For further details on the Companies Act, please click here.
Buying Out – Cross Option Agreements
A common problem for private limited companies is how to fund the buy-out of a departing shareholder. Previously it would have been seen as a mere formality to obtain bank funding for the remaining shareholders to buy the shares of the departing shareholder but in the brave new world in which we live, this is no longer guaranteed. Therefore, shareholders in management-owned businesses should seriously consider planning for such an event.
If a shareholder simply decides it’s time to leave the business, then the other shareholders will have to find the cash to buy his shares or the company can buy-back the shares (subject to the stringent provisions of the Companies Act 2006). The provisions in the company’s articles of association (and any shareholders’ agreement) will govern any transfer of the shares and these are likely to provide that the shares must be offered to the existing shareholders before they can be sold to a third party (including the deceased’s family).

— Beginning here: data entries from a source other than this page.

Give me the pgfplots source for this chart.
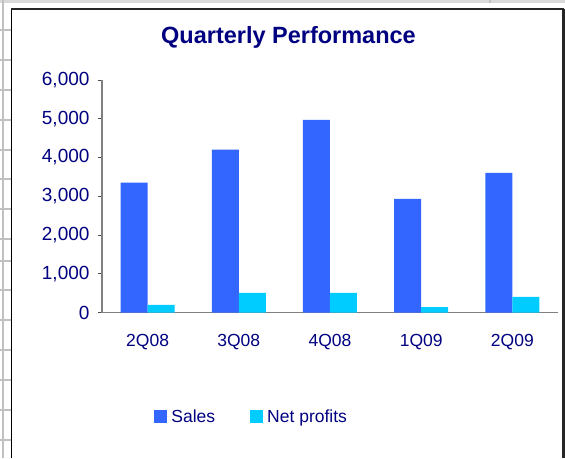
\documentclass[border=0pt]{standalone}
\usepackage{pgfplots}
\pgfplotsset{compat=1.18}
\usepackage{fontspec}
\setmainfont{Liberation Sans}
\definecolor{salesblue}{HTML}{3366FF}
\definecolor{netcyan}{HTML}{00CCFF}
\definecolor{navy}{HTML}{000080}
\definecolor{axgray}{HTML}{808080}
\definecolor{gridgray}{HTML}{C0C0C0}
\begin{document}
\begin{tikzpicture}[x=1pt,y=1pt]
\useasboundingbox (0,0) rectangle (565,458);
% spreadsheet background outside the chart
\fill[gridgray!60] (0,455) rectangle (565,458);
\draw[gridgray,line width=1.2pt] (3,0) -- (3,458);
\foreach \yy in {30,60,90,120,150,179,209,239,261,290,320,350,380,410,440}
  \draw[gridgray,line width=1.2pt] (0,458-\yy) -- (11,458-\yy);
\draw[gridgray,line width=1.2pt] (490,455) -- (490,458);
% chart frame
\fill[white] (11,0) rectangle (564,449);
\draw[black,line width=1pt] (11.5,0) -- (11.5,449);
\draw[black!85,line width=1.5pt] (11,449) -- (564,449);
\draw[black!85,line width=2.2pt] (563.5,449) -- (563.5,0);
% title
\node[font=\fontsize{23.5}{26}\selectfont\bfseries,text=navy] at (288.5,421) {Quarterly Performance};
\begin{axis}[
  at={(102pt,145.5pt)}, anchor=south west,
  scale only axis, width=456pt, height=232.5pt,
  xmin=-0.5, xmax=4.5, ymin=0, ymax=6000,
  ybar=0pt, bar width=27pt,
  axis x line=bottom, axis y line=left,
  axis line style={axgray,line width=1.2pt,-},
  xtick={0,1,2,3,4},
  xticklabels={2Q08,3Q08,4Q08,1Q09,2Q09},
  x tick style={draw=none},
  extra x ticks={-0.5,0.5,1.5,2.5,3.5,4.5},
  extra x tick labels={},
  extra x tick style={tick style={draw=black!70,line width=0.8pt}, major tick length=5pt, tick align=outside},
  ytick={0,1000,2000,3000,4000,5000,6000},
  y tick style={draw=black!70,line width=0.8pt},
  major tick length=4pt, tick align=outside,
  tick label style={font=\fontsize{17.5}{19}\selectfont,text=navy},
  yticklabel style={xshift=-5pt,font=\fontsize{19}{21}\selectfont},
  xticklabel style={yshift=-14pt},
  /pgf/number format/.cd, 1000 sep={,}, assume math mode=true,
  /pgfplots/.cd,
  scaled y ticks=false,
  legend style={at={(0.108,-0.449)}, anchor=west, draw=none, fill=none,
    legend columns=2, font=\fontsize{17.5}{19}\selectfont, text=navy,
    /tikz/every even column/.append style={column sep=33pt}},
  legend image code/.code={\fill[#1,draw=none] (0pt,-6.5pt) rectangle (12.5pt,6.5pt); \path (0pt,0pt) -- (15pt,0pt);},
]
\addplot[fill=salesblue,draw=none] coordinates {(0,3350) (1,4200) (2,4970) (3,2930) (4,3600)};
\addplot[fill=netcyan,draw=none] coordinates {(0,195) (1,505) (2,505) (3,140) (4,400)};
\legend{Sales,Net profits}
\end{axis}
\end{tikzpicture}
\end{document}
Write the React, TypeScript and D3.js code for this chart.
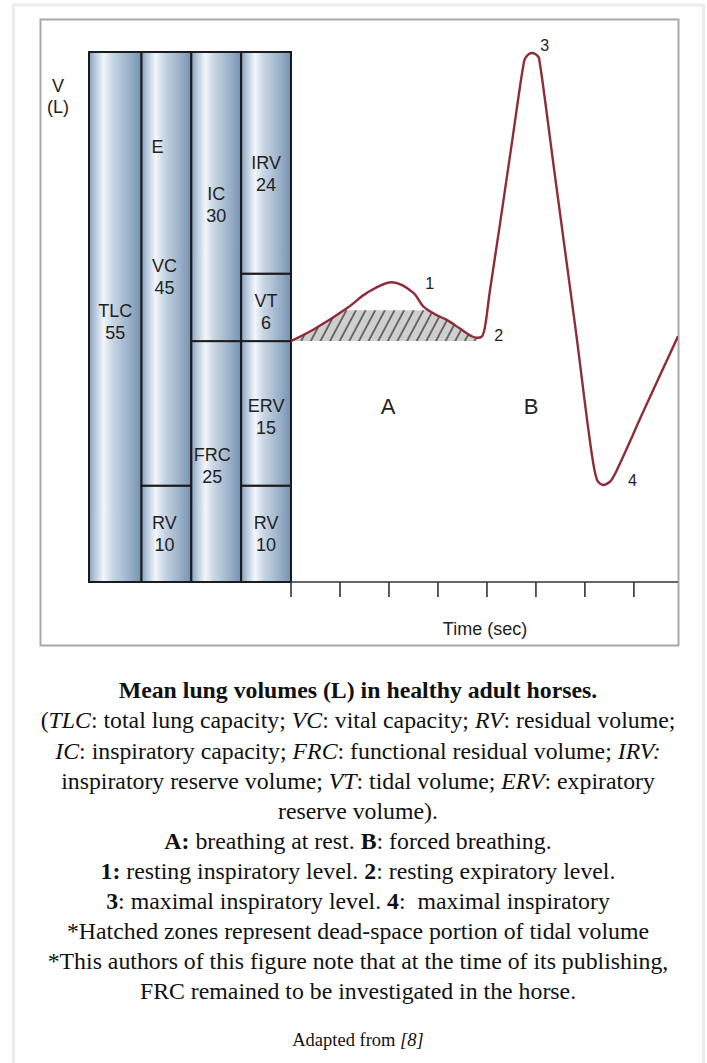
import React from "react";
import * as d3 from "d3";

// ---------- data ----------
const segLabels = ["TLC", "RV", "VC", "FRC", "IC", "RV", "ERV", "VT", "IRV"];
const segValues = [55, 10, 45, 25, 30, 10, 15, 6, 24];
const segColumn = [0, 1, 1, 2, 2, 3, 3, 3, 3];
const segBottom = [0, 0, 10, 0, 25, 0, 10, 25, 32]; // litres, as drawn
const segTop = [55, 10, 55, 25, 55, 10, 25, 32, 55];

const curveTime = [0, 0.46, 1.14, 1.55, 2.06, 2.5, 2.7, 2.97, 3.18, 3.45, 3.69, 3.79, 3.89, 3.94, 4.06, 4.27, 4.51, 4.74, 4.78, 4.91, 5.05, 5.08, 5.39, 5.8, 6.2, 6.27, 6.37, 6.51, 6.58, 7.22, 7.9];
const curveVolume = [25, 26.2, 28.4, 30, 31.1, 30, 28.6, 27.7, 27.2, 26.3, 25.5, 25.35, 25.45, 26.0, 30.2, 37.3, 45.6, 53.5, 54.35, 54.9, 54.5, 53.8, 42.1, 26.6, 11.5, 10.4, 10.07, 10.4, 10.9, 18.0, 25.5];

const hatchEndIndex = 11;
const hatchCeiling = 28.2;
const restLevel = 25;

const timeTicks = [0, 1, 2, 3, 4, 5, 6, 7];

const pointLabels = ["1", "2", "3", "4"];
const pointTime = [2.83, 4.24, 5.18, 6.97];
const pointVolume = [31.0, 25.6, 55.7, 10.6];

const phaseLabels = ["A", "B"];
const phaseTime = [1.98, 4.9];
const phaseVolume = [18.3, 18.3];

// ---------- layout ----------
const W = 707;
const H = 1063;
const yScale = d3.scaleLinear().domain([0, 55]).range([582, 52]);
const colEdges = d3.scaleLinear().domain([0, 1, 4]).range([89, 141.5, 291]);
const xScale = d3.scaleLinear().domain([0, 7.9]).range([291, 678]);

// label offsets (px) relative to segment centre
const labelDy = [4, 0, 8, 4, 8, 0, 3, 4, 11];
const labelDx = [0, -2, -2, -4, 0, 0, 0, 0, 0];

const sans = "'Liberation Sans', Arial, Helvetica, sans-serif";
const serif = "'Liberation Serif', 'Times New Roman', Times, serif";

const line = d3
  .line<number>()
  .x((i) => xScale(curveTime[i]))
  .y((i) => yScale(curveVolume[i]))
  .curve(d3.curveCatmullRom.alpha(0.5));

const area = d3
  .area<number>()
  .x((i) => xScale(curveTime[i]))
  .y0(yScale(restLevel))
  .y1((i) => yScale(curveVolume[i]))
  .curve(d3.curveCatmullRom.alpha(0.5));

const idx = curveTime.map((_, i) => i);
const hatchIdx = idx.slice(0, hatchEndIndex + 2);

type Run = { t: string; b?: boolean; i?: boolean };
const captionLines: Run[][] = [
  [{ t: "Mean lung volumes (L) in healthy adult horses.", b: true }],
  [
    { t: "(" },
    { t: "TLC", i: true },
    { t: ": total lung capacity; " },
    { t: "VC", i: true },
    { t: ": vital capacity; " },
    { t: "RV", i: true },
    { t: ": residual volume;" },
  ],
  [
    { t: "IC", i: true },
    { t: ": inspiratory capacity; " },
    { t: "FRC", i: true },
    { t: ": functional residual volume; " },
    { t: "IRV:", i: true },
  ],
  [
    { t: "inspiratory reserve volume; " },
    { t: "VT", i: true },
    { t: ": tidal volume; " },
    { t: "ERV", i: true },
    { t: ": expiratory" },
  ],
  [{ t: "reserve volume)." }],
  [
    { t: "A:", b: true },
    { t: " breathing at rest. " },
    { t: "B", b: true },
    { t: ": forced breathing." },
  ],
  [
    { t: "1:", b: true },
    { t: " resting inspiratory level. " },
    { t: "2", b: true },
    { t: ": resting expiratory level." },
  ],
  [
    { t: "3", b: true },
    { t: ": maximal inspiratory level. " },
    { t: "4", b: true },
    { t: ":  maximal inspiratory" },
  ],
  [{ t: "*Hatched zones represent dead-space portion of tidal volume" }],
  [{ t: "*This authors of this figure note that at the time of its publishing," }],
  [{ t: "FRC remained to be investigated in the horse." }],
];
const captionTop = 690.5;
const captionStep = 30.1;

export default function App() {
  return (
    <svg
      width={W}
      height={H}
      style={{ position: "absolute", left: 0, top: 0, background: "#fff" }}
      xmlns="http://www.w3.org/2000/svg"
    >
      <defs>
        <linearGradient id="cyl" x1="0" y1="0" x2="1" y2="0">
          <stop offset="0%" stopColor="#87a0bd" />
          <stop offset="12%" stopColor="#b8cadd" />
          <stop offset="28%" stopColor="#f3f6fa" />
          <stop offset="45%" stopColor="#c8d6e4" />
          <stop offset="75%" stopColor="#9db3cb" />
          <stop offset="100%" stopColor="#7590b0" />
        </linearGradient>
        <pattern id="hatch" patternUnits="userSpaceOnUse" width="8.5" height="10" patternTransform="rotate(28)">
          <rect width="8.5" height="10" fill="#cfcfcf" />
          <line x1="1" y1="-1" x2="1" y2="11" stroke="#333" strokeWidth="1.3" />
        </pattern>
        <clipPath id="hatchClip">
          <rect
            x={xScale(0)}
            y={yScale(hatchCeiling)}
            width={xScale(curveTime[hatchEndIndex]) - xScale(0)}
            height={yScale(restLevel) - yScale(hatchCeiling)}
          />
        </clipPath>
        <clipPath id="frameClip">
          <rect x={41} y={20} width={637} height={625} />
        </clipPath>
      </defs>

      {/* outer frame */}
      <rect x={13.5} y={5} width={690} height={H + 20} fill="none" stroke="#ebebeb" strokeWidth={3} />
      {/* inner frame */}
      <rect x={40.5} y={19.5} width={638} height={626} fill="none" stroke="#a8a8a8" strokeWidth={2} />

      {/* columns */}
      {segLabels.map((lab, k) => {
        const x0 = colEdges(segColumn[k]);
        const w = colEdges(segColumn[k] + 1) - x0;
        const y0 = yScale(segTop[k]);
        const y1 = yScale(segBottom[k]);
        return (
          <rect key={"s" + k} x={x0} y={y0} width={w} height={y1 - y0} fill="url(#cyl)" stroke="#1c1c1c" strokeWidth={2} />
        );
      })}

      {/* column labels */}
      {segLabels.map((lab, k) => {
        const cx = (colEdges(segColumn[k]) + colEdges(segColumn[k] + 1)) / 2 + labelDx[k];
        const cy = (yScale(segTop[k]) + yScale(segBottom[k])) / 2 + labelDy[k];
        return (
          <text key={"l" + k} x={cx} textAnchor="middle" fontFamily={sans} fontSize={18} fill="#222">
            <tspan x={cx} y={cy - 11 + 6.5}>{lab}</tspan>
            <tspan x={cx} y={cy + 11 + 6.5}>{segValues[k]}</tspan>
          </text>
        );
      })}
      <text x={colEdges(1) + 16} y={146.5 + 6.5} textAnchor="middle" fontFamily={sans} fontSize={18} fill="#222">
        E
      </text>

      {/* y label */}
      <text x={58} textAnchor="middle" fontFamily={sans} fontSize={18} fill="#222">
        <tspan x={58} y={85 + 6.5}>V</tspan>
        <tspan x={58} y={106.5 + 6.5}>(L)</tspan>
      </text>

      {/* time axis */}
      <line x1={xScale(0)} x2={xScale(7.9)} y1={yScale(0)} y2={yScale(0)} stroke="#333" strokeWidth={1.6} />
      {timeTicks.map((t) => (
        <line key={"t" + t} x1={xScale(t)} x2={xScale(t)} y1={yScale(0)} y2={yScale(0) + 15} stroke="#333" strokeWidth={1.6} />
      ))}
      <text x={485} y={628 + 6.5} textAnchor="middle" fontFamily={sans} fontSize={18} fill="#222">
        Time (sec)
      </text>

      {/* hatched dead-space */}
      <path d={area(hatchIdx) || ""} fill="url(#hatch)" clipPath="url(#hatchClip)" />

      {/* spirogram */}
      <path d={line(idx) || ""} fill="none" stroke="#8e2d38" strokeWidth={2.4} strokeLinejoin="round" clipPath="url(#frameClip)" />

      {/* point labels */}
      {pointLabels.map((p, k) => (
        <text key={"p" + k} x={xScale(pointTime[k])} y={yScale(pointVolume[k]) + 5.7} textAnchor="middle" fontFamily={sans} fontSize={16} fill="#222">
          {p}
        </text>
      ))}
      {phaseLabels.map((p, k) => (
        <text key={"ph" + k} x={xScale(phaseTime[k])} y={yScale(phaseVolume[k]) + 8} textAnchor="middle" fontFamily={sans} fontSize={22} fill="#222">
          {p}
        </text>
      ))}

      {/* caption */}
      {captionLines.map((runs, li) => (
        <text
          key={"c" + li}
          x={358}
          y={captionTop + li * captionStep + 7.8}
          textAnchor="middle"
          fontFamily={serif}
          fontSize={23.8}
          fill="#111"
          style={{ whiteSpace: "pre" }}
        >
          {runs.map((r, ri) => (
            <tspan key={ri} fontWeight={r.b ? "bold" : "normal"} fontStyle={r.i ? "italic" : "normal"}>
              {r.t}
            </tspan>
          ))}
        </text>
      ))}
      <text x={358} y={1040 + 6} textAnchor="middle" fontFamily={serif} fontSize={18.5} fill="#111" style={{ whiteSpace: "pre" }}>
        <tspan>Adapted from </tspan>
        <tspan fontStyle="italic">[8]</tspan>
      </text>
    </svg>
  );
}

Where the exit occurs due to the unfortunate death of a shareholder, the existing shareholders will want to buy out the shares from the deceased’s family as the family members are unlikely to have the same knowledge, skills and ability as the deceased. The family may also wish to exit and cash in on the value of the shares rather than have their money tied up in a company whose business they may not understand.
Unfortunately, issues over the funding and value can mean that both parties may have to wait years for these issues to be resolved. There is a classic conflict between the family wishing to maximise the value of the shares but finding no willing purchaser other than the existing shareholders; and the remaining shareholders suddenly faced with having to fund the purchase. Even the friendliest small company or family business can find great tension and problems arising over the value, which is a situation all parties wish to avoid on the death of a shareholder.
One solution to these issues may lie in a Cross Option Agreement backed up with appropriate life assurance.
The Cross Option Agreement will state that the shares must be offered to the existing shareholders for a fixed price. This price should be reviewed on a regular basis to reflect the performance of the Company, usually when the life policy is to be renewed. The Cross Option Agreement allows the deceased’s estate to force the other shareholders to buy the shares and conversely allows the other shareholders to demand that the deceased’s estate sells the shares to them.
Funding issues can be resolved by life assurance policies being effected for each shareholder. The Cross Option Agreement provides that upon the death of a shareholder, the sums received from the policy must be used to fund the purchase of the shares from the deceased’s estate.
Provided that the value of the company is reviewed regularly then the assurance policy can be for the value of each shareholder’s stake so that upon death the family has peace of mind knowing that it shall receive the agreed sum and the other shareholders know that they will retain full ownership of the Company without any direct cost to them. This means the whole process can be carried out quickly and with little scope for dispute.
The matters covered in this ebulletin are intended as a general overview and discussion of the subjects dealt with. They are not intended, and should not be used, as a substitute for taking legal advice in any specific situation. Semple Fraser LLP will accept no responsibility for any actions taken or not taken on the basis of this publication.